When you spend thousands to get better handling, why stop at the tires?


Everybody poo-poos R-compound tires for the street. In every single case I’ve heard the complaint, it was from somebody who invariably hasn’t run a set. Liz Miles got me thinking about this a few blogs back, and I want to expand upon it here. Let me put it this way: If you spend several thousand dollars on suspension parts, brakes, steering, chassis, wheels, and tires, why would you stop at the very place where it makes the most difference: where the rubber meets the road?

You can buy a set of Nitto R-compound NT01 or NT555 RII tires for about $700, which is about the same price as a regular hard-compound set of tires. I’ll mention that these grooved tires are ostensibly for competition in the rain (unshaved), and I’ve used them like that plenty of times. In fact, when I lived in New Jersey, I had R-compound Nittos on my daily driver, and when I say “daily,” I mean, rain and snow. Don’t even try to make the argument with me that these are for summer weather only. I’ve used them in all conditions, and I’ve discovered otherwise, despite the disclaimers.

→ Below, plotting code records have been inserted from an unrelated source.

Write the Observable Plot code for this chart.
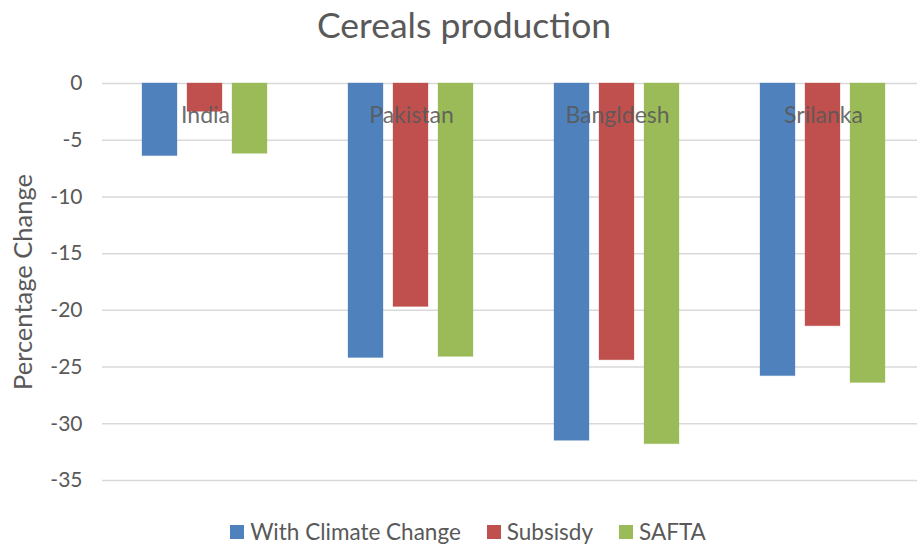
<!DOCTYPE html>
<html>
<head>
<meta charset="utf-8">
<script src="https://cdn.jsdelivr.net/npm/d3@7"></script>
<script src="https://cdn.jsdelivr.net/npm/@observablehq/plot@0.6"></script>
<style>
  html, body { margin: 0; padding: 0; background: #fff; }
  #wrap { position: relative; width: 917px; height: 548px; overflow: hidden; font-family: Lato, "Open Sans", sans-serif; color: #595959; }
  #title { position: absolute; left: 11px; top: 3px; width: 906px; text-align: center; font-size: 35.5px; }
  #ylabel { position: absolute; left: 22px; top: 282px; transform: translate(-50%, -50%) rotate(-90deg); white-space: nowrap; font-size: 25.5px; }
  #legend { position: absolute; left: 0; top: 518px; width: 917px; display: flex; justify-content: center; padding-left: 19px; box-sizing: border-box; font-size: 22.5px; }
  .item { display: flex; align-items: center; margin: 0 13px; }
  .sw { width: 14px; height: 14px; margin-right: 6px; }
  #chart { position: absolute; left: 0; top: 0; }
</style>
</head>
<body>
<div id="wrap">
  <div id="chart"></div>
  <div id="title">Cereals production</div>
  <div id="ylabel">Percentage Change</div>
  <div id="legend"></div>
</div>
<script>
const countries = ["India", "Pakistan", "Bangldesh", "Srilanka"];
const series = ["With Climate Change", "Subsisdy", "SAFTA"];
const climateChange = [-6.4, -24.2, -31.5, -25.8];
const subsidy = [-2.5, -19.7, -24.4, -21.4];
const safta = [-6.2, -24.1, -31.8, -26.4];
const colors = ["#4f81bd", "#c0504d", "#9bbb59"];
const yTicks = [0, -5, -10, -15, -20, -25, -30, -35];
const labelValue = -2.8;

const seriesValues = [climateChange, subsidy, safta];
const data = [];
countries.forEach((c, i) => {
  series.forEach((s, j) => data.push({country: c, series: s, value: seriesValues[j][i]}));
});

const chart = Plot.plot({
  width: 917,
  height: 548,
  marginTop: 83,
  marginBottom: 68,
  marginLeft: 101,
  marginRight: -9,
  style: {fontFamily: "Lato, 'Open Sans', sans-serif", overflow: "hidden"},
  fx: {domain: countries, padding: 0, axis: null},
  x: {domain: series, paddingInner: 0.217, paddingOuter: 0.853, axis: null},
  y: {domain: [-35, 0], axis: null},
  color: {domain: series, range: colors},
  marks: [
    Plot.ruleY(yTicks, {stroke: "#d9d9d9", strokeWidth: 1.5}),
    Plot.barY(data, {fx: "country", x: "series", y: "value", fill: "series", stroke: "series", strokeOpacity: 0.3, strokeWidth: 1}),
    Plot.text(countries, {fx: d => d, y: () => labelValue, text: d => d, fill: "#595959", fontSize: 23, fillOpacity: 0.9}),
    Plot.axisY(yTicks, {anchor: "left", tickSize: 0, tickPadding: 20, fontSize: 21, color: "#595959", label: null, tickFormat: d => String(d)})
  ]
});
document.getElementById("chart").appendChild(chart);

const legend = document.getElementById("legend");
series.forEach((s, j) => {
  const it = document.createElement("div");
  it.className = "item";
  const sw = document.createElement("div");
  sw.className = "sw";
  sw.style.background = colors[j];
  const t = document.createElement("span");
  t.textContent = s;
  it.appendChild(sw); it.appendChild(t);
  legend.appendChild(it);
});
</script>
</body>
</html>
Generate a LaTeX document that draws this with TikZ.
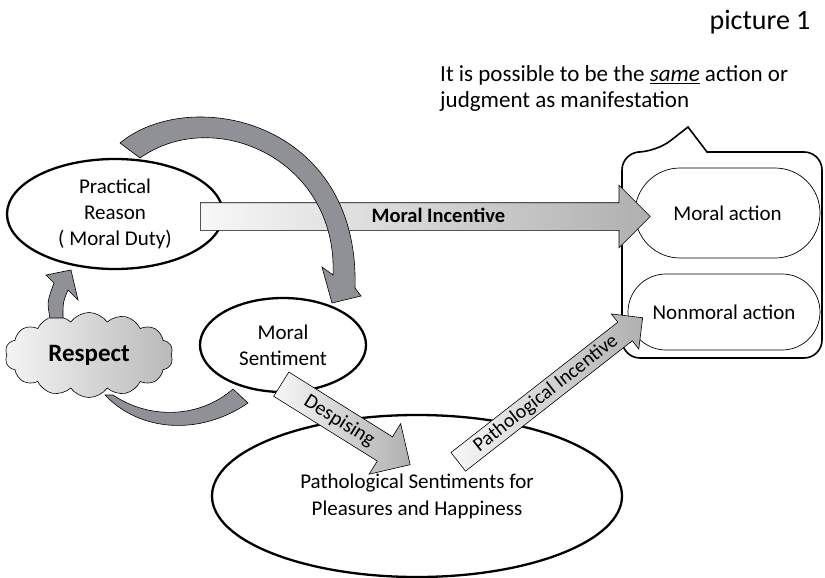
\documentclass[tikz,border=0pt]{standalone}
\usepackage{fontspec}
\setmainfont{Carlito}
\usetikzlibrary{shapes.geometric,shapes.symbols,shapes.arrows,shapes.misc}
\definecolor{bandgray}{RGB}{143,145,150}
\tikzset{
  oval/.style={ellipse, draw, line width=2.3pt, inner sep=0pt, align=center, font=\fontsize{21}{26}\selectfont},
  actionbox/.style={rounded rectangle, draw, line width=0.7pt, inner sep=0pt, font=\fontsize{21}{24}\selectfont},
  blockarrow/.style={single arrow, draw, line width=0.6pt, left color=gray!6, right color=gray!62,
    single arrow head indent=0pt, inner xsep=0pt, inner ysep=0pt, anchor=tail},
  band/.style={fill=bandgray, draw, line width=0.6pt}
}
\begin{document}
\begin{tikzpicture}[x=1pt, y=-1pt]
  \useasboundingbox (0,0) rectangle (825,578);

  \node[anchor=east, font=\fontsize{28}{32}\selectfont] (title) at (814,22) {picture 1};
  \node[anchor=north west, align=left, inner sep=0pt, font=\fontsize{23}{26}\selectfont] (note) at (440,65)
    {It is possible to be the \underline{\textit{same}} action or\\judgment as manifestation};

  % callout with the two actions
  \draw[line width=1.6pt] (622,250) [rounded corners=18pt] -- (622,152) -- (656,152) [sharp corners] -- (688,127)
    -- (707,152) [rounded corners=18pt] -- (822,152) -- (822,358) -- (622,358) -- cycle;
  \node[actionbox, minimum width=185pt, minimum height=90pt] (moral) at (727.5,213) {Moral action};
  \node[actionbox, minimum width=192pt, minimum height=76pt] (nonmoral) at (724,312) {Nonmoral action};

  \node[oval, minimum width=216pt, minimum height=110pt] (reason) at (115,214)
    {Practical\\Reason\\( Moral Duty)};
  \node[oval, minimum width=166pt, minimum height=94pt] (sentiment) at (283,345)
    {Moral\\Sentiment};
  \node[oval, minimum width=410pt, minimum height=162pt, font=\fontsize{21}{27}\selectfont] (patho) at (417,496)
    {Pathological Sentiments for\\Pleasures and Happiness};
  \node[cloud, cloud puffs=14, cloud puff arc=110, cloud ignores aspect, draw, line width=0.6pt,
    left color=gray!8, right color=gray!55, minimum width=168pt, minimum height=85pt,
    font=\bfseries\fontsize{25}{28}\selectfont] (respect) at (89,355) {Respect};

  % curved bands
  \draw[band] (50,318) .. controls (47,302) .. (54,283) -- (46,275) -- (71,270) -- (78,300)
    -- (68,290) .. controls (63,302) .. (63,318) -- cycle;
  \draw[band] (105,395) .. controls (140,432) and (200,436) .. (248,403) -- (233,389)
    .. controls (200,418) and (150,420) .. (113,395) -- cycle;

  % block arrows
  \node[blockarrow, minimum height=450pt, text height=19pt, text depth=8pt, single arrow head extend=17.5pt,
    font=\bfseries\fontsize{20.5}{24}\selectfont] (incentive) at (200,216.5) {\hspace*{40pt}Moral Incentive};
  \draw[band] (120,143) .. controls (190,85) and (360,120) .. (355,288) -- (361,296) -- (332,303)
    -- (322,267) -- (333,275) .. controls (338,160) and (215,105) .. (140,158) -- cycle;
  \node[blockarrow, rotate=-32, minimum height=152pt, text height=20pt, text depth=8pt, single arrow head extend=15.5pt,
    font=\fontsize{20.5}{24}\selectfont] (despise) at (281,384) {Despising};
  \node[blockarrow, rotate=38, minimum height=234pt, text height=17pt, text depth=6pt, single arrow head extend=10.5pt,
    font=\fontsize{20}{24}\selectfont] (pincentive) at (458,462) {Pathological Incentive};
\end{tikzpicture}
\end{document}
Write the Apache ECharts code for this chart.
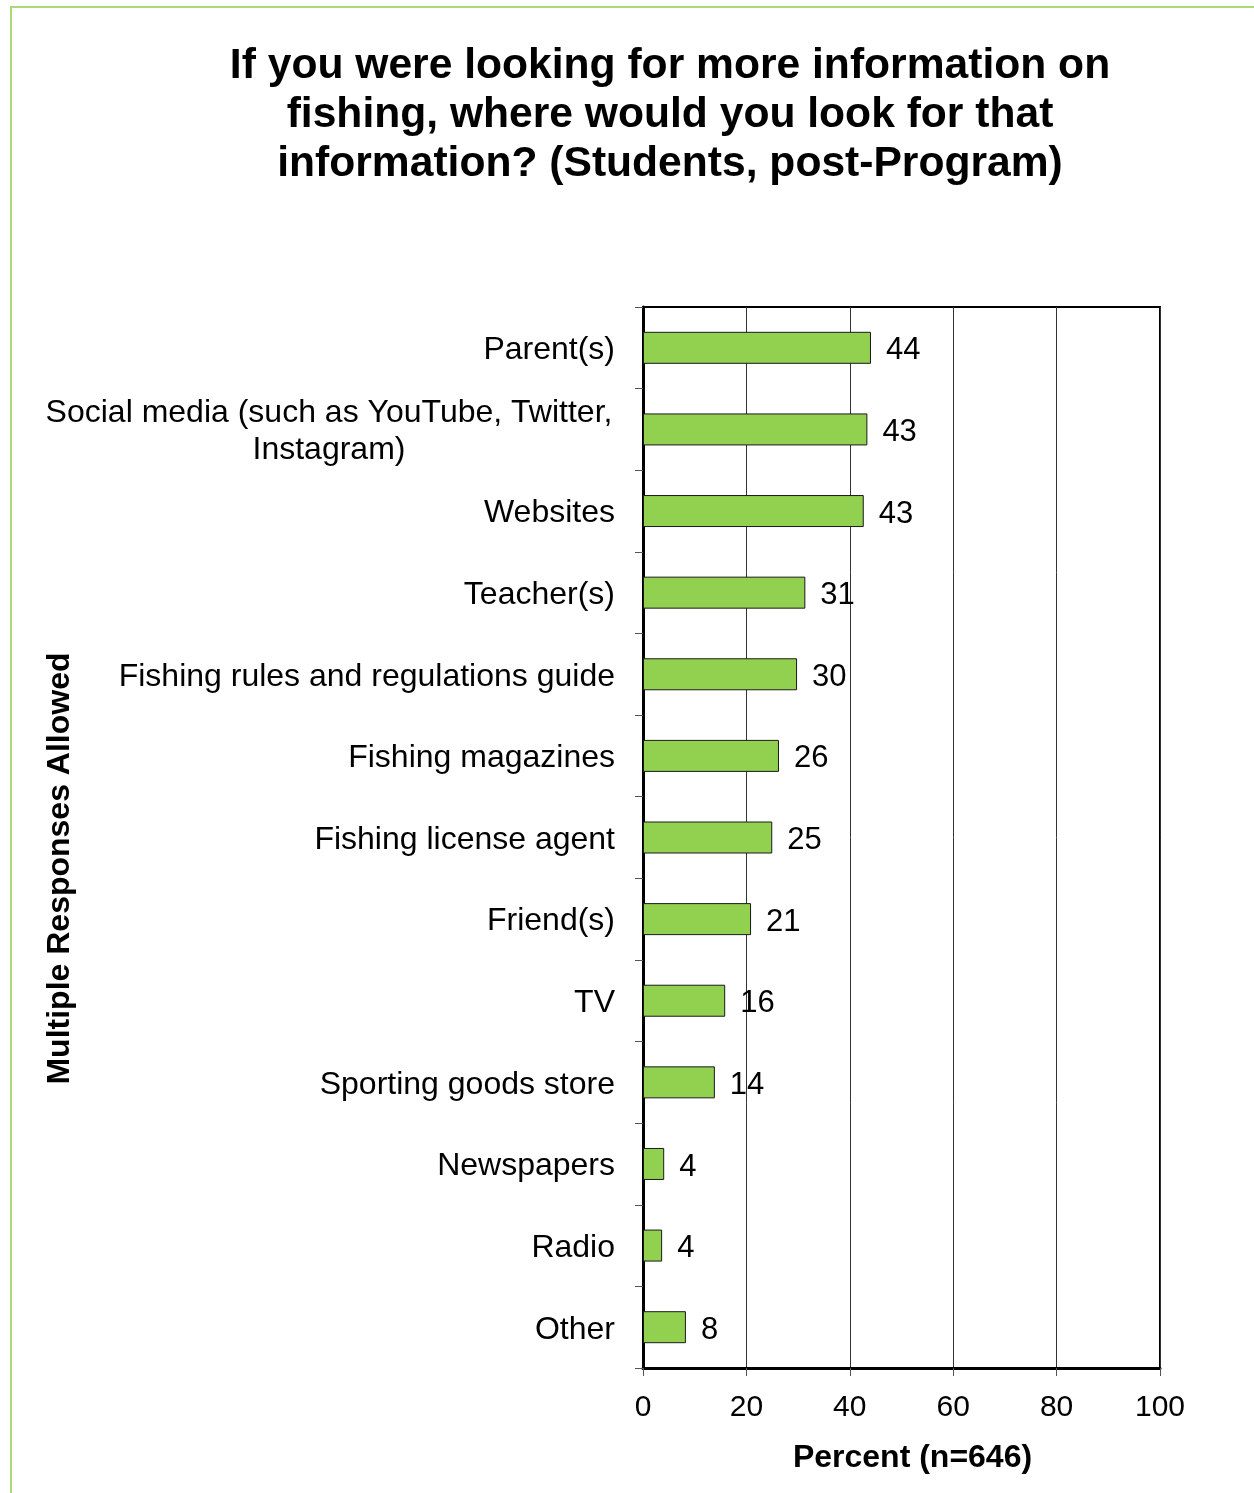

The first set of R-compounds I had lasted 17,000 miles. Among those miles were several drag outings and four open-track weekends. I sold that car before I got to change them again, so I don’t know how long they would’ve lasted, but it was an awesome car to drive while I had it, mostly because of those tires.

Fast forward two years ago. I had another brand of tires on my ’76 Camaro—which weren’t R-compounds—and was driving to work one day on the highway. The car in front slammed on brakes. Of course, I had a killer suspension, huge brakes, quick-ratio steering, ad nauseum. But my tires didn’t grip. I locked the fronts up, and slid right into the back bumper of that Toyota. A set of R-compound tires would have produced a far different result. I was in luck that day, because the Camaro was scheduled to be put on a truck and shipped out for paint work the following week, but what if this scenario had played out after the car was finished?

You can do what you want, but I will never put anything but R-compound tires on my high-performance street car, ever. I can’t afford not to.